Throughout the evening the realization that I didn't want to go home nor would I, came to pass. The notorious gear-rich Windigrrl offered me her new tent to stay in for the night. I happily accepted her offer.
After some minor interruptions, Kodie and I dozed within the confines of the tent, eventually listening to the sound of a rain shower delicately tap the rainfly.
Thanks to Stomper's suggestion, I had set the alarm clock on my cell phone to ensure my early departure. After three snoozes I began to rustle in my bag not wanting to get up. Kodie stirred slightly and I began to scratch her lightly.
Soon she rolled over and put her nose at the zipper. When I didn't move, she stood. I lazily said, "Kodie I'm not quite ready to....OH MY GOD YOU'RE GOING TO BARF!"
I jumped up as best I could with my sleeping bag wrapped around my waist turning me into a mermaid and wiggled over to the door. I quickly wrestled with the zipper, which I'm sure was a comical sight from the outside the tent. After opening the door I lifted the fly so Kodie could run out into the open before projectile vomit occurred. She ran under the fly and proceeded to hurl.
I managed to un-mermaid myself and get my thoughts to together. My first thought was being thankful that my dog had not yacked in Windigrrl's new tent. Thank you Lord. Next I found my shoes and went out to inspect what had made my dog sick.
I chuckled as I found a small pile of partially digested hay lying among the leaves of the forest. The remnants of Kodie's cow dung gorge the day before.
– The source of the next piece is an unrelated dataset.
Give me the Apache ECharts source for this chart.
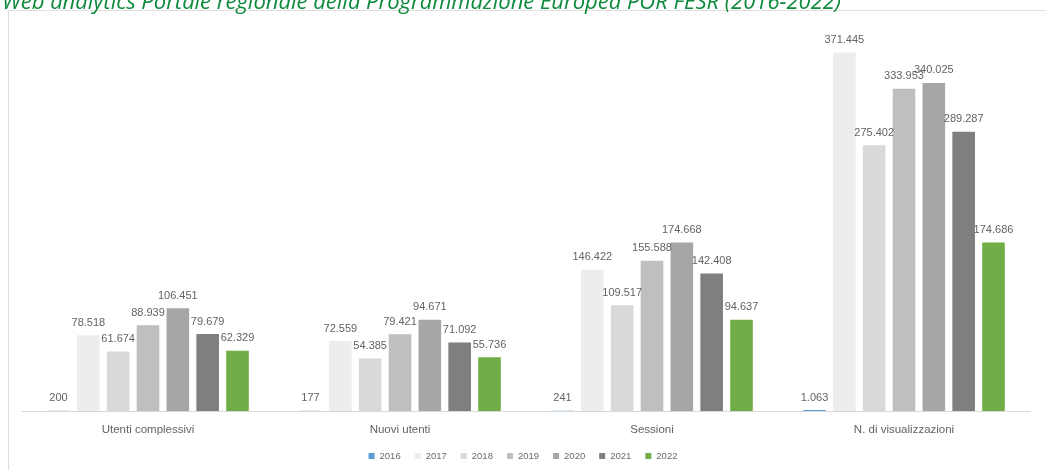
<!DOCTYPE html>
<html>
<head>
<meta charset="utf-8">
<script src="https://cdn.jsdelivr.net/npm/echarts@6/dist/echarts.min.js"></script>
<style>
  html, body { margin: 0; padding: 0; background: #fff; }
  #chart { width: 1046px; height: 470px; }
</style>
</head>
<body>
<div id="chart"></div>
<script>
// Indicatori di traffico del portale, per anno
const categories = ['Utenti complessivi', 'Nuovi utenti', 'Sessioni', 'N. di visualizzazioni'];
const years = ['2016', '2017', '2018', '2019', '2020', '2021', '2022'];
const v2016 = [200, 177, 241, 1063];
const v2017 = [78518, 72559, 146422, 371445];
const v2018 = [61674, 54385, 109517, 275402];
const v2019 = [88939, 79421, 155588, 333953];
const v2020 = [106451, 94671, 174668, 340025];
const v2021 = [79679, 71092, 142408, 289287];
const v2022 = [62329, 55736, 94637, 174686];
const seriesValues = [v2016, v2017, v2018, v2019, v2020, v2021, v2022];
const colors = ['#5b9bd5', '#ededed', '#d9d9d9', '#bfbfbf', '#a6a6a6', '#7f7f7f', '#70ad47'];

// formato italiano: punto come separatore delle migliaia
function fmt(n) {
  return String(n).replace(/\B(?=(\d{3})+(?!\d))/g, '.');
}

const textFont = 'Liberation Sans, Arial, sans-serif';
const chart = echarts.init(document.getElementById('chart'), null, { renderer: 'canvas' });

const series = years.map((y, i) => ({
  name: y,
  type: 'bar',
  data: seriesValues[i],
  barGap: '32%',
  barCategoryGap: '20%',
  itemStyle: { color: colors[i] },
  label: {
    show: true,
    position: 'top',
    distance: 7,
    color: '#636363',
    fontSize: 11,
    fontFamily: textFont,
    formatter: p => fmt(p.value)
  }
}));

chart.setOption({
  animation: false,
  color: colors,
  title: {
    text: 'Web analytics Portale regionale della Programmazione Europea POR FESR (2016-2022)',
    left: -3,
    top: -13,
    textStyle: {
      color: '#0d8a3c',
      fontStyle: 'italic',
      fontWeight: 'normal',
      fontSize: 22,
      fontFamily: 'Open Sans, Noto Sans, sans-serif'
    }
  },
  graphic: [{
    type: 'rect',
    shape: { x: 8.5, y: 10.5, width: 1050, height: 470 },
    style: { fill: 'none', stroke: '#e0e0e0', lineWidth: 1 },
    silent: true,
    z: -1
  }],
  legend: {
    data: years,
    bottom: 4,
    left: 'center',
    itemWidth: 6,
    itemHeight: 6,
    itemGap: 14,
    icon: 'rect',
    textStyle: { color: '#6a6a6a', fontSize: 9.5, fontFamily: textFont }
  },
  grid: { left: 22, right: 16, top: 25, bottom: 59, containLabel: false },
  xAxis: {
    type: 'category',
    data: categories,
    axisLine: { lineStyle: { color: '#d9d9d9', width: 1 } },
    axisTick: { show: false },
    axisLabel: {
      color: '#636363',
      fontSize: 11.5,
      margin: 13,
      fontFamily: textFont
    }
  },
  yAxis: {
    type: 'value',
    min: 0,
    max: 400000,
    show: false,
    splitLine: { show: false }
  },
  series: series
});
</script>
</body>
</html>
That's my party/farm dog...eat poop 'til you hurl.
3 comments:
Too funny. Thanks for not letting Kodie hurl in my tent. It was good to see you!
Windigrrl
Never a dull moment in the world of Jodi!!
Thanks for letting us in on the latest of Kodie's gourmet extravaganzas. I was wondering what caused the latest "No Treats" warning. I must admit, though, I'm glad it was in a tent and not on anyone's Rolex credentails.